A major problem that is encountered during manufacturing, handling and use of MR sheet resistors as magnetic recording transducers is the buildup of electrostatic charges on the various elements of a head or other objects which come into contact with the sensors, particularly sensors of the thin film type, and the accompanying spurious discharge of the static electricity thus generated. Static charges may be externally produced and accumulate on instruments used by persons performing head manufacturing or testing function. These static charges may be discharged through the head, causing physical and/or magnetic damage to the sensors.

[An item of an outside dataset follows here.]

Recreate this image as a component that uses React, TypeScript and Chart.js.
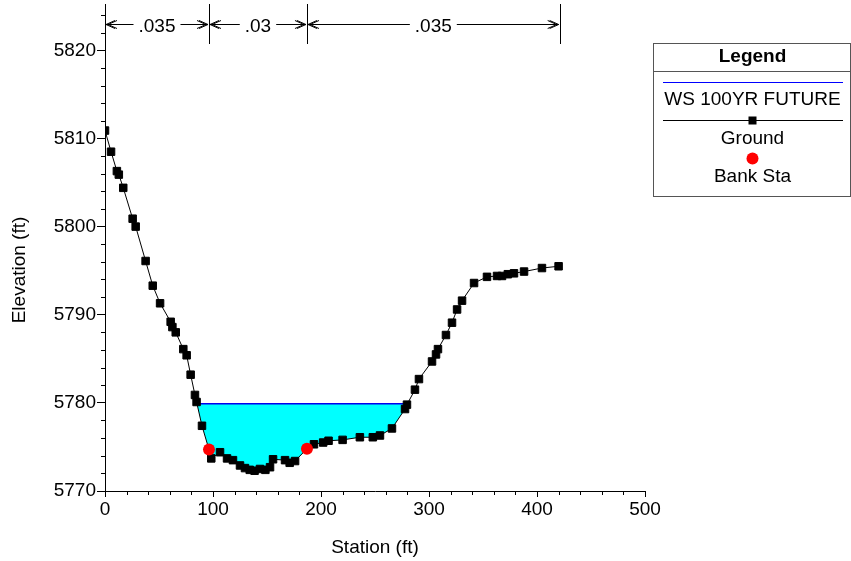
import React, { useEffect, useRef } from 'react';
import { Chart, registerables } from 'chart.js';

Chart.register(...registerables);

// Ground profile
const groundSta = [0, 5.6, 11, 12.8, 16.9, 25.6, 28.4, 37.6, 44.2, 51, 60.8, 62.4, 65.5, 72.5, 75.6, 79.3, 83.3, 84.8, 89.8, 96.3, 98.4, 106.5, 113, 118.5, 125, 129.6, 134, 138.5, 143.5, 148.5, 152.8, 155.6, 166.7, 171, 176, 187, 193.5, 202, 207, 220, 236, 248, 254.6, 265.7, 277.8, 279.6, 287, 290.7, 302.8, 306.5, 308.3, 315.7, 321.3, 326, 330.6, 341.7, 353.7, 363, 367.6, 373, 378.7, 388, 404.6, 420];
const groundElev = [5810.9, 5808.5, 5806.3, 5805.9, 5804.4, 5800.9, 5800.0, 5796.1, 5793.3, 5791.3, 5789.2, 5788.6, 5788.0, 5786.1, 5785.4, 5783.2, 5780.9, 5780.1, 5777.4, 5774.7, 5773.7, 5774.4, 5773.7, 5773.5, 5772.9, 5772.6, 5772.4, 5772.3, 5772.5, 5772.4, 5772.7, 5773.6, 5773.5, 5773.2, 5773.4, 5774.8, 5775.3, 5775.5, 5775.7, 5775.8, 5776.1, 5776.1, 5776.3, 5777.1, 5779.3, 5779.8, 5781.5, 5782.7, 5784.7, 5785.5, 5786.1, 5787.7, 5789.1, 5790.6, 5791.6, 5793.6, 5794.3, 5794.4, 5794.4, 5794.6, 5794.7, 5794.9, 5795.3, 5795.5];

// Bank stations
const bankSta = [96.3, 187];
const bankElev = [5774.7, 5774.8];

// Water surface (WS 100YR FUTURE)
const wsSta = [85.2, 280.2];
const wsElev = [5779.9, 5779.9];

// Manning's n values and their break stations
const nValues = ['.035', '.03', '.035'];
const nBreaks = [0, 96.3, 187, 421];

// Axis ticks
const xMin = 0, xMax = 500, xMajor = 100, xMinor = 20;
const yMin = 5770, yMax = 5825, yMajor = 10, yMinor = 2;

const FONT = '"Liberation Sans", Arial, sans-serif';
const FS = 19;

const toPts = (xs: number[], ys: number[]) => xs.map((x, i) => ({ x, y: ys[i] }));

export default function App() {
  const ref = useRef<HTMLCanvasElement>(null);

  useEffect(() => {
    document.body.style.margin = '0';
    const canvas = ref.current!;

    const decor = {
      id: 'decor',
      afterDraw(chart: any) {
        const ctx = chart.ctx as CanvasRenderingContext2D;
        const xs = chart.scales.x;
        const ys = chart.scales.y;
        const area = chart.chartArea;
        ctx.save();
        ctx.strokeStyle = '#000';
        ctx.lineWidth = 1;
        // minor ticks
        ctx.beginPath();
        for (let v = xMin; v <= xMax; v += xMinor) {
          if (v % xMajor === 0) continue;
          const px = Math.round(xs.getPixelForValue(v)) + 0.5;
          ctx.moveTo(px, area.bottom);
          ctx.lineTo(px, area.bottom + 4);
        }
        for (let v = yMin; v <= yMax; v += yMinor) {
          if (v % yMajor === 0) continue;
          const py = Math.round(ys.getPixelForValue(v)) + 0.5;
          ctx.moveTo(area.left, py);
          ctx.lineTo(area.left - 4, py);
        }
        ctx.stroke();

        // axis titles
        ctx.fillStyle = '#000';
        ctx.font = `${FS}px ${FONT}`;
        ctx.textAlign = 'center';
        ctx.textBaseline = 'middle';
        ctx.fillText('Station (ft)', (area.left + area.right) / 2, 548);
        ctx.save();
        ctx.translate(20, 270);
        ctx.rotate(-Math.PI / 2);
        ctx.fillText('Elevation (ft)', 0, 0);
        ctx.restore();

        // Manning's n annotation
        const yL = 24.5;
        ctx.beginPath();
        nBreaks.forEach((b) => {
          const px = Math.round(xs.getPixelForValue(b)) + 0.5;
          ctx.moveTo(px, 4);
          ctx.lineTo(px, 44);
        });
        ctx.stroke();
        ctx.textBaseline = 'alphabetic';
        const arrow = (tipX: number, dir: number) => {
          for (const off of [0, 2]) {
            const tx = tipX + dir * off;
            ctx.moveTo(tx + dir * 9, yL - 4);
            ctx.lineTo(tx, yL);
            ctx.lineTo(tx + dir * 9, yL + 4);
          }
        };
        for (let i = 0; i < nValues.length; i++) {
          const x1 = xs.getPixelForValue(nBreaks[i]);
          const x2 = xs.getPixelForValue(nBreaks[i + 1]);
          const cx = (x1 + x2) / 2;
          const w = ctx.measureText(nValues[i]).width;
          ctx.fillText(nValues[i], cx, 32);
          ctx.beginPath();
          ctx.moveTo(x1 + 1, yL);
          ctx.lineTo(cx - w / 2 - 5, yL);
          ctx.moveTo(cx + w / 2 + 5, yL);
          ctx.lineTo(x2 - 1, yL);
          arrow(x1 + 1, 1);
          arrow(x2 - 1, -1);
          ctx.stroke();
        }

        // Legend box
        const L = 653.5, R = 850.5, T = 43.5, B = 196.5;
        ctx.strokeStyle = '#555';
        ctx.strokeRect(L, T, R - L, B - T);
        ctx.beginPath();
        ctx.moveTo(L, 71.5);
        ctx.lineTo(R, 71.5);
        ctx.stroke();
        const cx = 752.5;
        ctx.fillStyle = '#000';
        ctx.font = `bold ${FS}px ${FONT}`;
        ctx.fillText('Legend', cx, 62);
        ctx.font = `${FS}px ${FONT}`;
        ctx.strokeStyle = '#0000ff';
        ctx.beginPath();
        ctx.moveTo(663, 82.5);
        ctx.lineTo(843, 82.5);
        ctx.stroke();
        ctx.fillText('WS 100YR FUTURE', cx, 105);
        ctx.strokeStyle = '#000';
        ctx.beginPath();
        ctx.moveTo(663, 120.5);
        ctx.lineTo(843, 120.5);
        ctx.stroke();
        ctx.fillRect(cx - 4, 116.5, 8, 8);
        ctx.fillText('Ground', cx, 144);
        ctx.fillStyle = '#ff0000';
        ctx.beginPath();
        ctx.arc(cx, 158.5, 6, 0, Math.PI * 2);
        ctx.fill();
        ctx.fillStyle = '#000';
        ctx.fillText('Bank Sta', cx, 182);
        ctx.restore();
      },
    };

    const chart = new Chart(canvas, {
      type: 'scatter',
      data: {
        datasets: [
          {
            label: 'WS 100YR FUTURE',
            data: toPts(wsSta, wsElev),
            showLine: true,
            borderColor: '#0000ee',
            borderWidth: 1.5,
            backgroundColor: '#00ffff',
            pointRadius: 0,
            fill: { target: 1, above: '#00ffff', below: '#00ffff' },
            order: 2,
          },
          {
            label: 'Ground',
            data: toPts(groundSta, groundElev),
            showLine: true,
            borderColor: '#000',
            borderWidth: 1,
            pointStyle: 'rect',
            pointRadius: 5.3,
            pointBorderWidth: 1,
            pointBackgroundColor: '#000',
            pointBorderColor: '#000',
            fill: false,
            order: 1,
          },
          {
            label: 'Bank Sta',
            data: toPts(bankSta, bankElev),
            showLine: false,
            pointStyle: 'circle',
            pointRadius: 6,
            pointBorderWidth: 0,
            pointBackgroundColor: '#ff0000',
            pointBorderColor: '#ff0000',
            order: 0,
          },
        ],
      },
      options: {
        animation: false,
        responsive: false,
        events: [],
        layout: { padding: { left: 0, right: 206, top: 0, bottom: 0 } },
        plugins: { legend: { display: false }, tooltip: { enabled: false } },
        scales: {
          x: {
            type: 'linear',
            min: xMin,
            max: xMax,
            ticks: { stepSize: xMajor, color: '#000', font: { family: FONT, size: FS }, padding: 1, includeBounds: false, maxRotation: 0, callback: (v: any) => String(v) },
            grid: { drawOnChartArea: false, drawTicks: true, tickLength: 6, color: '#000' },
            border: { display: true, color: '#000', width: 1 },
            afterFit(scale: any) {
              scale.height = 70;
              scale.paddingLeft = 0;
              scale.paddingRight = 0;
            },
          },
          y: {
            type: 'linear',
            min: yMin,
            max: yMax,
            ticks: { stepSize: yMajor, color: '#000', font: { family: FONT, size: FS }, padding: 1, includeBounds: false, callback: (v: any) => String(v) },
            grid: { drawOnChartArea: false, drawTicks: true, tickLength: 8, color: '#000' },
            border: { display: true, color: '#000', width: 1 },
            afterFit(scale: any) {
              scale.width = 105;
              scale.paddingTop = 0;
              scale.paddingBottom = 0;
            },
          },
        },
      },
      plugins: [decor],
    } as any);

    return () => chart.destroy();
  }, []);

  return (
    <div style={{ position: 'relative', width: 851, height: 561, background: '#fff' }}>
      <canvas ref={ref} width={851} height={561} style={{ display: 'block' }} />
    </div>
  );
}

As described above, when a head is exposed to voltage or current inputs which are larger than that intended under normal operating conditions, the sensor and other parts of the head may be damaged. This sensitivity to electrical damage is particularly severe for MR read sensors because of their relatively small physical size. For example, an MR sensor used for high recording densities for magnetic tape media (on the order of 25 MBytes/cm2) are patterned as resistive sheets of MR and accompanying materials, and will have a combined thickness for the sensor sheets on the order of 500 Angstroms (Å) with a width of a few microns (μm) and a height on the order of 1 μm. Sensors used in extant disk drives are even smaller. Discharge currents of tens of milliamps through such a small resistor can cause severe damage or complete destruction of the MR sensor. The nature of the damage which may be experienced by an MR sensor varies significantly, including complete destruction of the sensor via melting and evaporation, oxidation of materials at the air bearing surface (ABS), generation of shorts via electrical breakdown, and milder forms of magnetic or physical damage in which the head performance may be degraded. Short time current or voltage pulses which cause extensive physical damage to a sensor are termed electrostatic discharge (ESD) pulses.
One major source of ESD damage is associated with tribocharging of the magnetic recording medium. Such tribocharging, which arises via frictional contact between the magnetic recording medium and the magnetic recording head, may lead to increased error rates and/or damage to the head, as discussed above.